Mr. García is part of a team of forensic anthropologists that is unearthing the history of the military's scorched-earth campaign during Guatemala's bloody 36-year civil war.
Since 1992, scientists have exhumed the remains of more than 2,000 victims in roughly 200 secret cemeteries. The scientists say they'd have to work for 10 more years to exhume all the bodies.
During Guatemala's civil war 200,000 people, most of them Maya Indians, were killed or went missing. The Historical Clarification Commission, set up as part of the peace accords to investigate wartime human-rights violations and suggest measures to promote peace, attributed the vast majority of civil-war deaths to the military and the paramilitary groups it employed.
Despite the controversial nature of García's work some of the people who carried out the campaign still wield enormous power here he says that until recently he never felt any danger. But that changed late last month after he and 10 of his colleagues received a written death threat demanding that they stop their work.
Observers point to the last line of the letter: "There will be no court cases from any exhumation you did.... [F]irst we will kill you," it says.

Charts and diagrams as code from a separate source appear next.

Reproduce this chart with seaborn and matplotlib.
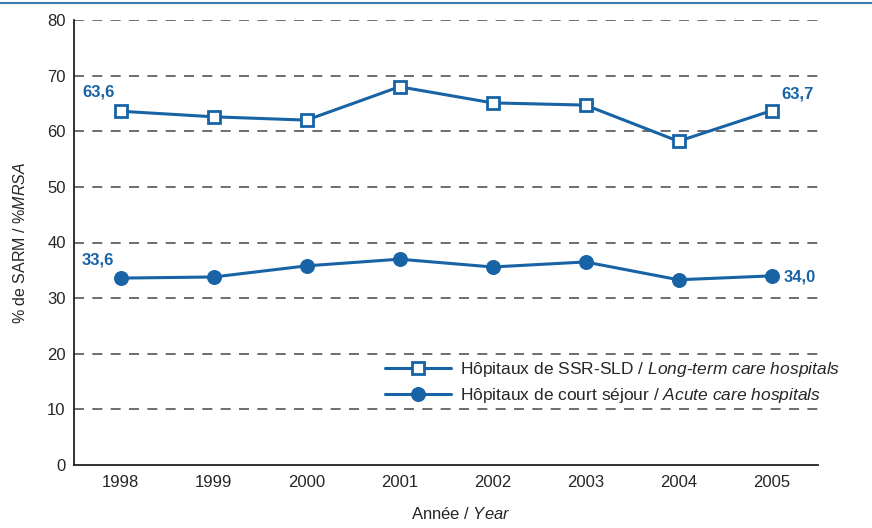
import matplotlib
matplotlib.use("Agg")
import matplotlib.pyplot as plt
import seaborn as sns
import pandas as pd
from matplotlib.lines import Line2D

years = ["1998", "1999", "2000", "2001", "2002", "2003", "2004", "2005"]
long_term = [63.6, 62.6, 62.0, 68.0, 65.1, 64.7, 58.2, 63.7]
acute = [33.6, 33.8, 35.8, 37.0, 35.6, 36.5, 33.3, 34.0]
yticks = [0, 10, 20, 30, 40, 50, 60, 70, 80]

sns.set_theme(style="white")
FONT = ["Liberation Sans", "DejaVu Sans"]
plt.rcParams["font.family"] = FONT
plt.rcParams["mathtext.fontset"] = "custom"
plt.rcParams["mathtext.it"] = "Liberation Sans:italic"
plt.rcParams["mathtext.rm"] = "Liberation Sans"

BLUE = "#1763a6"
FS = 12

fig = plt.figure(figsize=(8.72, 5.28), dpi=100)
ax = fig.add_axes([74/872, 1-465/528, 744/872, 445/528])

df1 = pd.DataFrame({"year": years, "val": long_term})
df2 = pd.DataFrame({"year": years, "val": acute})

sns.lineplot(data=df1, x="year", y="val", ax=ax, color=BLUE, lw=2.2,
             marker="s", markersize=9, markerfacecolor="white",
             markeredgecolor=BLUE, markeredgewidth=2.0,
             label=r"Hôpitaux de SSR-SLD / $\mathit{Long‐term\ care\ hospitals}$")
sns.lineplot(data=df2, x="year", y="val", ax=ax, color=BLUE, lw=2.2,
             marker="o", markersize=10, markerfacecolor=BLUE,
             markeredgecolor=BLUE,
             label=r"Hôpitaux de court séjour / $\mathit{Acute\ care\ hospitals}$")

ax.set_xlim(-0.5, len(years) - 0.5)
ax.set_ylim(0, 80)
ax.set_yticks(yticks)
ax.set_yticklabels([str(t) for t in yticks], fontsize=FS)
ax.set_xticks(range(len(years)))
ax.set_xticklabels(years, fontsize=FS)
ax.set_xticks([i + 0.5 for i in range(len(years) - 1)], minor=True)
ax.tick_params(axis="x", which="major", length=0, pad=7)
ax.tick_params(axis="x", which="minor", direction="in", length=7, width=1, color="#222222")
ax.tick_params(axis="y", length=0, pad=6)

for t in yticks[1:]:
    ax.axhline(t, color="#555555", lw=1.2, ls=(0, (6, 5)), zorder=0)

for s in ["top", "right"]:
    ax.spines[s].set_visible(False)
for s in ["left", "bottom"]:
    ax.spines[s].set_color("#222222")
    ax.spines[s].set_linewidth(1.3)

ax.set_xlabel(r"Année / $\mathit{Year}$", fontsize=FS)
ax.xaxis.set_label_coords(0.52, -0.092)
ax.set_ylabel(r"% de SARM / %$\mathit{MRSA}$", fontsize=FS - 0.5, labelpad=14)

def lab(i, v, dx, dy):
    ax.annotate(f"{v:.1f}".replace(".", ","), (i, v), xytext=(dx, dy),
                textcoords="offset points", color=BLUE, fontsize=FS,
                fontweight="bold", ha="center", va="center")

lab(0, long_term[0], -16, 14)
lab(7, long_term[-1], 19, 12)
lab(0, acute[0], -16, 13)
lab(7, acute[-1], 20, -1)

leg = ax.legend(loc="lower right", bbox_to_anchor=(1.041, 0.116), frameon=False,
                fontsize=FS + 0.5, handlelength=3.8, labelspacing=0.38, handletextpad=0.5,
                borderpad=0)

fig.add_artist(Line2D([0, 1], [1 - 3/528, 1 - 3/528], color="#3a78b0", lw=1.5))

fig.savefig("out.png", dpi=100)
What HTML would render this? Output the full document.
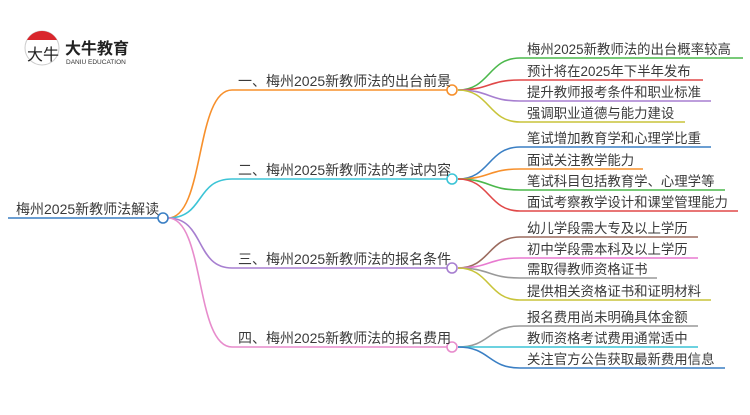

"After everything we've seen in these clandestine cemeteries, you know these people are capable of anything," says García.
Intimidation and threats against human- rights workers, justice workers, and the press are still commonplace in this fledgling democracy. Yet these recent threats coming after a decade of exhumations and five years after the end of the war have many fearing a reversal in the progress made over the past several years toward creating a culture of respect for human rights and the rule of law.

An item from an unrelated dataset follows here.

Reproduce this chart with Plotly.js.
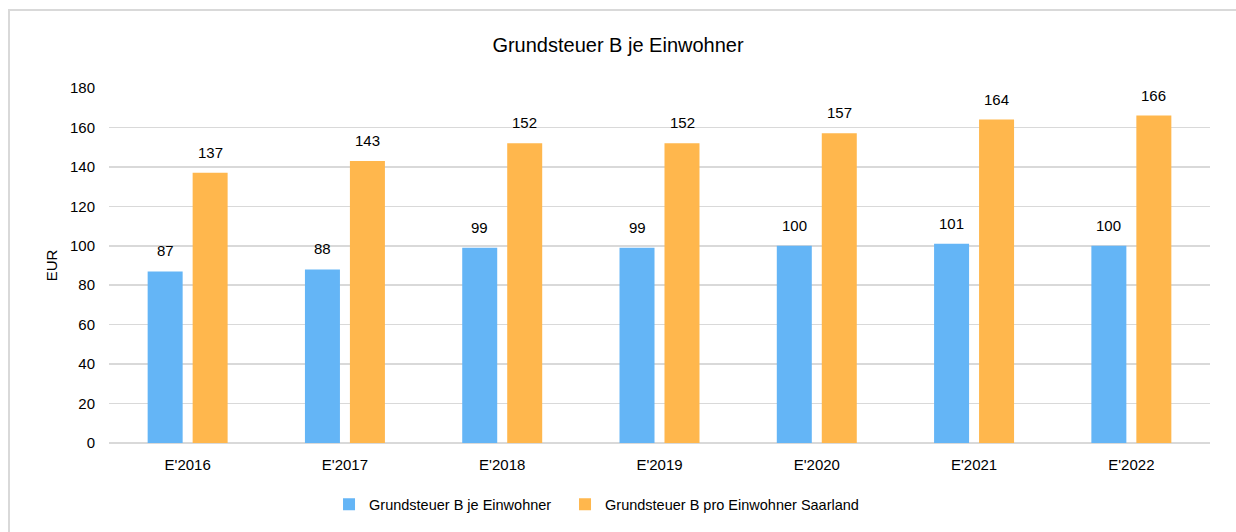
<!DOCTYPE html>
<html>
<head>
<meta charset="utf-8">
<script src="https://cdn.plot.ly/plotly-3.0.1.min.js"></script>
<style>
  html, body { margin: 0; padding: 0; background: #ffffff; overflow: hidden; }
  #frame { position: absolute; left: 8px; top: 9px; width: 1300px; height: 600px; border: 2px solid #D9D9D9; box-sizing: border-box; }
  #chart { position: absolute; left: 0; top: 0; width: 1236px; height: 532px; }
</style>
</head>
<body>
<div id="frame"></div>
<div id="chart"></div>
<script>
const categories = ["E'2016", "E'2017", "E'2018", "E'2019", "E'2020", "E'2021", "E'2022"];
const seriesNames = ["Grundsteuer B je Einwohner", "Grundsteuer B pro Einwohner Saarland"];
const valuesLocal = [87, 88, 99, 99, 100, 101, 100];
const valuesSaarland = [137, 143, 152, 152, 157, 164, 166];
const colors = ["#64B5F6", "#FFB74D"];

const font = "Liberation Sans, Arial, sans-serif";

const traces = [
  { type: 'bar', name: seriesNames[0], x: categories, y: valuesLocal, marker: { color: colors[0] }, hoverinfo: 'x+y', legendwidth: 191 },
  { type: 'bar', name: seriesNames[1], x: categories, y: valuesSaarland, marker: { color: colors[1] }, hoverinfo: 'x+y' }
];

const annotations = [];
[valuesLocal, valuesSaarland].forEach((vals, si) => {
  vals.forEach((v, i) => {
    annotations.push({
      x: categories[i], y: v, xref: 'x', yref: 'y',
      text: String(v), showarrow: false,
      xanchor: 'center', yanchor: 'bottom',
      xshift: si === 0 ? -22.5 : 22.5, yshift: 10,
      font: { family: font, size: 15, color: '#000000' }
    });
  });
});

const layout = {
  width: 1236, height: 532,
  paper_bgcolor: 'rgba(0,0,0,0)', plot_bgcolor: 'rgba(0,0,0,0)',
  margin: { l: 109, r: 26, t: 88, b: 89 },
  font: { family: font, size: 15, color: '#000000' },
  title: { text: 'Grundsteuer B je Einwohner', x: 0.5, xref: 'container', xanchor: 'center', y: 0.915, yref: 'container', yanchor: 'middle',
           font: { family: font, size: 20, color: '#000000' } },
  barmode: 'group', bargap: 0.428, bargroupgap: 0.222,
  xaxis: {
    type: 'category', showgrid: false, zeroline: false, showline: false,
    ticks: 'outside', ticklen: 8, tickcolor: 'rgba(0,0,0,0)',
    tickfont: { family: font, size: 15, color: '#000000' }
  },
  yaxis: {
    range: [0, 180], dtick: 20, tick0: 0,
    showgrid: true, gridcolor: '#D9D9D9', gridwidth: 1.5,
    zeroline: true, zerolinecolor: '#D9D9D9', zerolinewidth: 1.5,
    showline: false, ticks: 'outside', ticklen: 10, tickcolor: 'rgba(0,0,0,0)',
    tickfont: { family: font, size: 15, color: '#000000' },
    title: { text: 'EUR', standoff: 8, font: { family: font, size: 15, color: '#000000' } }
  },
  showlegend: true,
  legend: {
    orientation: 'h', x: 0.2662, xanchor: 'left', xref: 'container', y: 0.052, yref: 'container', yanchor: 'middle',
    font: { family: font, size: 14.5, color: '#000000' }, itemwidth: 30, traceorder: 'normal'
  },
  annotations: annotations
};

Plotly.newPlot('chart', traces, layout, { displayModeBar: false, staticPlot: true });
</script>
</body>
</html>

"These threats have the old style used by death squads," says Guillermo Fernandez-Maldonado, director of the human- rights program at the United Nations Mission in Guatemala. "The letter has a clear political motive."

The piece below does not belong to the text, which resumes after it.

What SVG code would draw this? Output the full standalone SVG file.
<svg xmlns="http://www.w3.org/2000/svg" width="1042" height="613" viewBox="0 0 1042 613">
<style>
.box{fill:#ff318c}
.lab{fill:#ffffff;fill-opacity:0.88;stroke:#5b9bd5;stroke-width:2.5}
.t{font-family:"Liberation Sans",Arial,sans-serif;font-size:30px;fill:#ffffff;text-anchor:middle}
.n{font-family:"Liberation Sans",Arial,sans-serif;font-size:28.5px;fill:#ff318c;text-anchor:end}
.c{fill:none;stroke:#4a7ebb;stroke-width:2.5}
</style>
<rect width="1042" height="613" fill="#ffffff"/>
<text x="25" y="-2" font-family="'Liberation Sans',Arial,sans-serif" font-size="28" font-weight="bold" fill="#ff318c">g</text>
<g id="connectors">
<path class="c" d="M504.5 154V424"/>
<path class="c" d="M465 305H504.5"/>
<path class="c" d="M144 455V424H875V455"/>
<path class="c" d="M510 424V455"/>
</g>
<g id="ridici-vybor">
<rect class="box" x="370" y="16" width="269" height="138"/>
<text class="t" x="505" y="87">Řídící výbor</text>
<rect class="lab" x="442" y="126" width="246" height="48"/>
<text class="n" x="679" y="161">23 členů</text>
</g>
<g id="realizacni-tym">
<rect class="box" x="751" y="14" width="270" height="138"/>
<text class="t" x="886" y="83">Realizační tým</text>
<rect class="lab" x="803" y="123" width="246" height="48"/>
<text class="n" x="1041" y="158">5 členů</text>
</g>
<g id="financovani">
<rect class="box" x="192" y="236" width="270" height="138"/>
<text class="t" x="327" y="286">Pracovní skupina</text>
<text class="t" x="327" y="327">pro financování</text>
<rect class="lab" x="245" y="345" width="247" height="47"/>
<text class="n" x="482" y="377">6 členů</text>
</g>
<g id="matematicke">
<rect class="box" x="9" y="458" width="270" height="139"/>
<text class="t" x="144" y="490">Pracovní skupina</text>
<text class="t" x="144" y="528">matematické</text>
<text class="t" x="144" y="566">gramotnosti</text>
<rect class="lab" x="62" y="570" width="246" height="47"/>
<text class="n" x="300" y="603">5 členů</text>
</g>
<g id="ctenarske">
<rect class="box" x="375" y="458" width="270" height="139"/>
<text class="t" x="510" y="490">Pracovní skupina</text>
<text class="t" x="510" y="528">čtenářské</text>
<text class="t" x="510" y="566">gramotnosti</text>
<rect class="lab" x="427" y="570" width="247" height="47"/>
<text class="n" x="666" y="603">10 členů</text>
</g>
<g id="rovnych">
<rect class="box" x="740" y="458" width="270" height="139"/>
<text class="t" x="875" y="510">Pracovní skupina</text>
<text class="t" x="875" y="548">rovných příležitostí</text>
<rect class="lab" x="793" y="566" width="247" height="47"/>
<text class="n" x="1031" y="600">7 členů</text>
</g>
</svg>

Nine of the 11 anthropologists named in the letter worked on exhumations of massacre victims that are now part of cases being investigated by a special prosecutor. Among them are two cases against members of the military which ruled the country when many of the Mayan guerillas were killed during one of its bloodiest eras. The current president of Congress is also under investigation.
In Guatemala historically a country with a powerful military establishment and weak justice system the military has long acted with impunity. But last year, three high-ranking officers were among those convicted of the 1998 murder of a bishop in what was considered a landmark case for justice in Guatemala.
This has "sent a message that the prosecutors are willing to investigate and judges are willing to convict members of the military," says Susie Kemp, a Scottish lawyer who helped build the two cases. "There are many witnesses, but the physical evidence is what is scaring people the most," she says.
Even US citizens have a stake in the current forensic work. American Jennifer Harbury's husband, a Guatemalan rebel leader, was killed in the early 1990s by the Guatemalan military who was working with the CIA. Last week she petitioned the US Supreme Court for the right to sue US government officials who, she claims, had knowledge of his whereabouts prior to his death.
"Exhuming the clandestine cemeteries was among the recommendations of the Historical Clarification Commission and the government has assumed the responsibility of following those recommendations," says Gabriel Aguilera of the Governmental Secretariat for Peace. "The exhumations will continue," he says, albeit under heightened security.
Fredy Peccerelli, the director of one of Guatemala's forensic anthropology organizations, says the terrifying experience is, in some ways, also satisfying. "What this means is that our work is having positive results," Peccerelli says. "The fact that we have been threatened means that someone is scared of the results of our work."